Collected material:
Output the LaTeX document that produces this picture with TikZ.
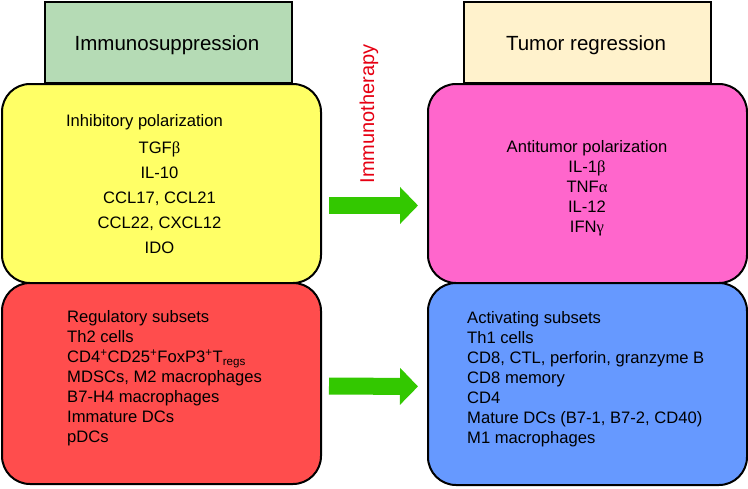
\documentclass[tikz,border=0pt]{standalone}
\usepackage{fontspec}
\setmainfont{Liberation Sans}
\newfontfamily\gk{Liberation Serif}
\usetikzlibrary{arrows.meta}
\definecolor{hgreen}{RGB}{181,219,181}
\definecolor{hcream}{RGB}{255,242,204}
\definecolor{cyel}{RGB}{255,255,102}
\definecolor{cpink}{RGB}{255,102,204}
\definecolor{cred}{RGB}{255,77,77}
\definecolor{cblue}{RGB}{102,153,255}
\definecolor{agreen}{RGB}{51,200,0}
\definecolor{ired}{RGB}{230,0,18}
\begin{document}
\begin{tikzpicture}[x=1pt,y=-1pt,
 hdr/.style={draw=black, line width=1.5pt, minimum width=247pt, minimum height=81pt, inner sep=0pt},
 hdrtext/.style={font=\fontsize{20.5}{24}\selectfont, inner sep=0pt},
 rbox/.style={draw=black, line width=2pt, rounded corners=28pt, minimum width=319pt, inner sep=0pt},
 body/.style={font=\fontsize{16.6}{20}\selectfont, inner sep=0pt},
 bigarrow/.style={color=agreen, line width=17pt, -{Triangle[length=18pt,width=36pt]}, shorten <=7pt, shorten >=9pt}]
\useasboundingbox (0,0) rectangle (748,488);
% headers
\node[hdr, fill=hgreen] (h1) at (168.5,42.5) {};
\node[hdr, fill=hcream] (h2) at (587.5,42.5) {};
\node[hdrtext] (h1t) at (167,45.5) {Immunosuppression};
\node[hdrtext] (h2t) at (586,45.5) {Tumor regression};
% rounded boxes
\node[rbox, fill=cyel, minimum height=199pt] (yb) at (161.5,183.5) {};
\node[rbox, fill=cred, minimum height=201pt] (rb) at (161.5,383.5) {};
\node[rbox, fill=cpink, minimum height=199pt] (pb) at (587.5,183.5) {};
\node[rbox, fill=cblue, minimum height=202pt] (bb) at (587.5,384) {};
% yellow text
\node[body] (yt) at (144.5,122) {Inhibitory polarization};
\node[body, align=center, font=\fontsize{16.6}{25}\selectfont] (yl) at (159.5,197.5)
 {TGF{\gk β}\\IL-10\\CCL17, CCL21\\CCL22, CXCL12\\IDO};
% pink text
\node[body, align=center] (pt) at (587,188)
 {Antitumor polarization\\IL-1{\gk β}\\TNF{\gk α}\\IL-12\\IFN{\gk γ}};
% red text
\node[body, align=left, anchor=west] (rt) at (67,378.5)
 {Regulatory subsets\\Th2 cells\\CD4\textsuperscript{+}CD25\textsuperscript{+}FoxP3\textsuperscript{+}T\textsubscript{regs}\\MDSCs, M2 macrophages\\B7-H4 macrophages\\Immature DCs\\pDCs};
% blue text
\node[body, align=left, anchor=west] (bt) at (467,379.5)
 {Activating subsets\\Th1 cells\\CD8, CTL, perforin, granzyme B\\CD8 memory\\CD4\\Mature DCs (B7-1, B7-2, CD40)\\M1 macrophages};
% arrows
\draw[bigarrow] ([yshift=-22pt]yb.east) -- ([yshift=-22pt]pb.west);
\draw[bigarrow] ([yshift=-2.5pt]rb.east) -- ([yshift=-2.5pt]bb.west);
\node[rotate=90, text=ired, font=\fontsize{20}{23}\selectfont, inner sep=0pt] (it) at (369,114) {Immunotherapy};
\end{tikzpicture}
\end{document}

Written problem: Reproduce all of the data exactly, omitting each picture it holds.

Answer below:
Output the LaTeX document that produces this picture with TikZ.
\documentclass[tikz,border=0pt]{standalone}
\usepackage{fontspec}
\setmainfont{Liberation Sans}
\newfontfamily\gk{Liberation Serif}
\usetikzlibrary{arrows.meta}
\definecolor{hgreen}{RGB}{181,219,181}
\definecolor{hcream}{RGB}{255,242,204}
\definecolor{cyel}{RGB}{255,255,102}
\definecolor{cpink}{RGB}{255,102,204}
\definecolor{cred}{RGB}{255,77,77}
\definecolor{cblue}{RGB}{102,153,255}
\definecolor{agreen}{RGB}{51,200,0}
\definecolor{ired}{RGB}{230,0,18}
\begin{document}
\begin{tikzpicture}[x=1pt,y=-1pt,
 hdr/.style={draw=black, line width=1.5pt, minimum width=247pt, minimum height=81pt, inner sep=0pt},
 hdrtext/.style={font=\fontsize{20.5}{24}\selectfont, inner sep=0pt},
 rbox/.style={draw=black, line width=2pt, rounded corners=28pt, minimum width=319pt, inner sep=0pt},
 body/.style={font=\fontsize{16.6}{20}\selectfont, inner sep=0pt},
 bigarrow/.style={color=agreen, line width=17pt, -{Triangle[length=18pt,width=36pt]}, shorten <=7pt, shorten >=9pt}]
\useasboundingbox (0,0) rectangle (748,488);
% headers
\node[hdr, fill=hgreen] (h1) at (168.5,42.5) {};
\node[hdr, fill=hcream] (h2) at (587.5,42.5) {};
\node[hdrtext] (h1t) at (167,45.5) {Immunosuppression};
\node[hdrtext] (h2t) at (586,45.5) {Tumor regression};
% rounded boxes
\node[rbox, fill=cyel, minimum height=199pt] (yb) at (161.5,183.5) {};
\node[rbox, fill=cred, minimum height=201pt] (rb) at (161.5,383.5) {};
\node[rbox, fill=cpink, minimum height=199pt] (pb) at (587.5,183.5) {};
\node[rbox, fill=cblue, minimum height=202pt] (bb) at (587.5,384) {};
% yellow text
\node[body] (yt) at (144.5,122) {Inhibitory polarization};
\node[body, align=center, font=\fontsize{16.6}{25}\selectfont] (yl) at (159.5,197.5)
 {TGF{\gk β}\\IL-10\\CCL17, CCL21\\CCL22, CXCL12\\IDO};
% pink text
\node[body, align=center] (pt) at (587,188)
 {Antitumor polarization\\IL-1{\gk β}\\TNF{\gk α}\\IL-12\\IFN{\gk γ}};
% red text
\node[body, align=left, anchor=west] (rt) at (67,378.5)
 {Regulatory subsets\\Th2 cells\\CD4\textsuperscript{+}CD25\textsuperscript{+}FoxP3\textsuperscript{+}T\textsubscript{regs}\\MDSCs, M2 macrophages\\B7-H4 macrophages\\Immature DCs\\pDCs};
% blue text
\node[body, align=left, anchor=west] (bt) at (467,379.5)
 {Activating subsets\\Th1 cells\\CD8, CTL, perforin, granzyme B\\CD8 memory\\CD4\\Mature DCs (B7-1, B7-2, CD40)\\M1 macrophages};
% arrows
\draw[bigarrow] ([yshift=-22pt]yb.east) -- ([yshift=-22pt]pb.west);
\draw[bigarrow] ([yshift=-2.5pt]rb.east) -- ([yshift=-2.5pt]bb.west);
\node[rotate=90, text=ired, font=\fontsize{20}{23}\selectfont, inner sep=0pt] (it) at (369,114) {Immunotherapy};
\end{tikzpicture}
\end{document}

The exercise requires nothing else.